- _WHAT YOU ARE ASKED TO DO_: Copy out every line that contains "matplotlib".

- _PROVIDED DATA_:
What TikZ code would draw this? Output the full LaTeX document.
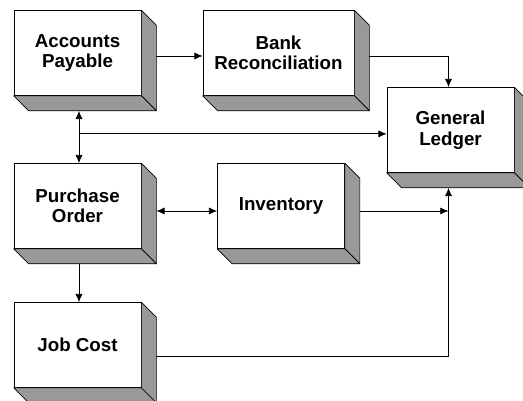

---

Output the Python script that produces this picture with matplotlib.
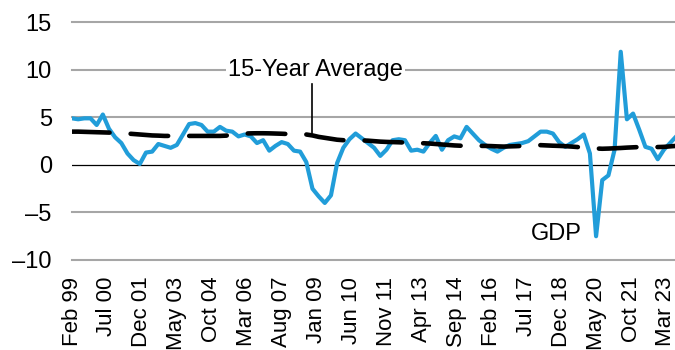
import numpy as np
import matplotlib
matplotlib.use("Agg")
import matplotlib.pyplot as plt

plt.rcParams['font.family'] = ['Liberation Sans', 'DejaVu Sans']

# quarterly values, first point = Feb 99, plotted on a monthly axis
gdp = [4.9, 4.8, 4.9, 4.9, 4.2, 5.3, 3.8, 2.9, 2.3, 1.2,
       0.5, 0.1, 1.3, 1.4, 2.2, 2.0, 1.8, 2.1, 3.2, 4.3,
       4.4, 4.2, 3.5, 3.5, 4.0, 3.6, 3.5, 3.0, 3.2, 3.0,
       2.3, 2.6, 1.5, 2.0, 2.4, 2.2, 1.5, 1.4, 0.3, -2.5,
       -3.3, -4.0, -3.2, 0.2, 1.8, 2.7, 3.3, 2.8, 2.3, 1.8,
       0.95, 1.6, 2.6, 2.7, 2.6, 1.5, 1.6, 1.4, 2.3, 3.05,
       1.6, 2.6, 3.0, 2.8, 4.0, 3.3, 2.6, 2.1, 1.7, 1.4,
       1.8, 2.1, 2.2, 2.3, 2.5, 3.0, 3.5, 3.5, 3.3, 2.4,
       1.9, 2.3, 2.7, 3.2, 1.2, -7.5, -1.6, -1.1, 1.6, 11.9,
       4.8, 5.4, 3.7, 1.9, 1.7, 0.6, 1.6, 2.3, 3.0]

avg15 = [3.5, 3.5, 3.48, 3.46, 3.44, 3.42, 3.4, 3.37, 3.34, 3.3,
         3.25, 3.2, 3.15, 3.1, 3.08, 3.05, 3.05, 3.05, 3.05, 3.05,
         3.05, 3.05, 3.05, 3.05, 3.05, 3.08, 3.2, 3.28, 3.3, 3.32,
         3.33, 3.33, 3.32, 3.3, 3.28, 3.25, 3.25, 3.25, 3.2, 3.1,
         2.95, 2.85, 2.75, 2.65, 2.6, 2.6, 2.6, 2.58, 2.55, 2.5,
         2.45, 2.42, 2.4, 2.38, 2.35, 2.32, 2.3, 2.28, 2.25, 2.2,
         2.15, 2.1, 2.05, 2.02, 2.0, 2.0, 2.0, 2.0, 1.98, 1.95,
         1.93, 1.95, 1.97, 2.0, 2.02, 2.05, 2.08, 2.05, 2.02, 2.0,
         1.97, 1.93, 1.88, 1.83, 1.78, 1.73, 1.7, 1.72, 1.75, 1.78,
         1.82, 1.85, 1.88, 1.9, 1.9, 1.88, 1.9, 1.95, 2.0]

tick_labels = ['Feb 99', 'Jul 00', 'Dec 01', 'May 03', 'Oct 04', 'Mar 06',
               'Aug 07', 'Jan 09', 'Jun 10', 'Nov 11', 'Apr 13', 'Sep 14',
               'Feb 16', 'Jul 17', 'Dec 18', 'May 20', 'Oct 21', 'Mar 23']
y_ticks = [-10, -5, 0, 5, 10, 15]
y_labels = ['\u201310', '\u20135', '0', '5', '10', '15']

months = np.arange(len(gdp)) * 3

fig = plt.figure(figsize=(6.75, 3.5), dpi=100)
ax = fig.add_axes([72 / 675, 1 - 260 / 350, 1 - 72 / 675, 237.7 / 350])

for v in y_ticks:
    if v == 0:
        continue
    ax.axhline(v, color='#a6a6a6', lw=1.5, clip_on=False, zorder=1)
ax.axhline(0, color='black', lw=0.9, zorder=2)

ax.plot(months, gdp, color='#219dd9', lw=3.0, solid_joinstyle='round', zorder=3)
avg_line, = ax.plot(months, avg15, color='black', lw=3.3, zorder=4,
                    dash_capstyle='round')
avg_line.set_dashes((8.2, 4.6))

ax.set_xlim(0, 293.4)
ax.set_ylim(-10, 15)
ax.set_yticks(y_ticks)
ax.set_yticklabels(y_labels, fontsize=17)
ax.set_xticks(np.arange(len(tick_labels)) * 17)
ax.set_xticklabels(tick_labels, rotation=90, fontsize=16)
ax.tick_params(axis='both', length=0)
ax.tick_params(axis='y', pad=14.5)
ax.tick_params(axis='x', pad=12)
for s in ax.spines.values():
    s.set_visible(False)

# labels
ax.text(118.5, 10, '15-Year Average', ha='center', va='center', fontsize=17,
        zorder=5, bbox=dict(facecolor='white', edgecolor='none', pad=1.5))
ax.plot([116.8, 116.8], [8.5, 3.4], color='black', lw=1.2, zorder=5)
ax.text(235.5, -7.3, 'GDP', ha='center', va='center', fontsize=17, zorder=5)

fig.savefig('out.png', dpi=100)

- _IN RESPONSE_:
Output the Python script that produces this picture with matplotlib.
import matplotlib
matplotlib.use("Agg")
import matplotlib.pyplot as plt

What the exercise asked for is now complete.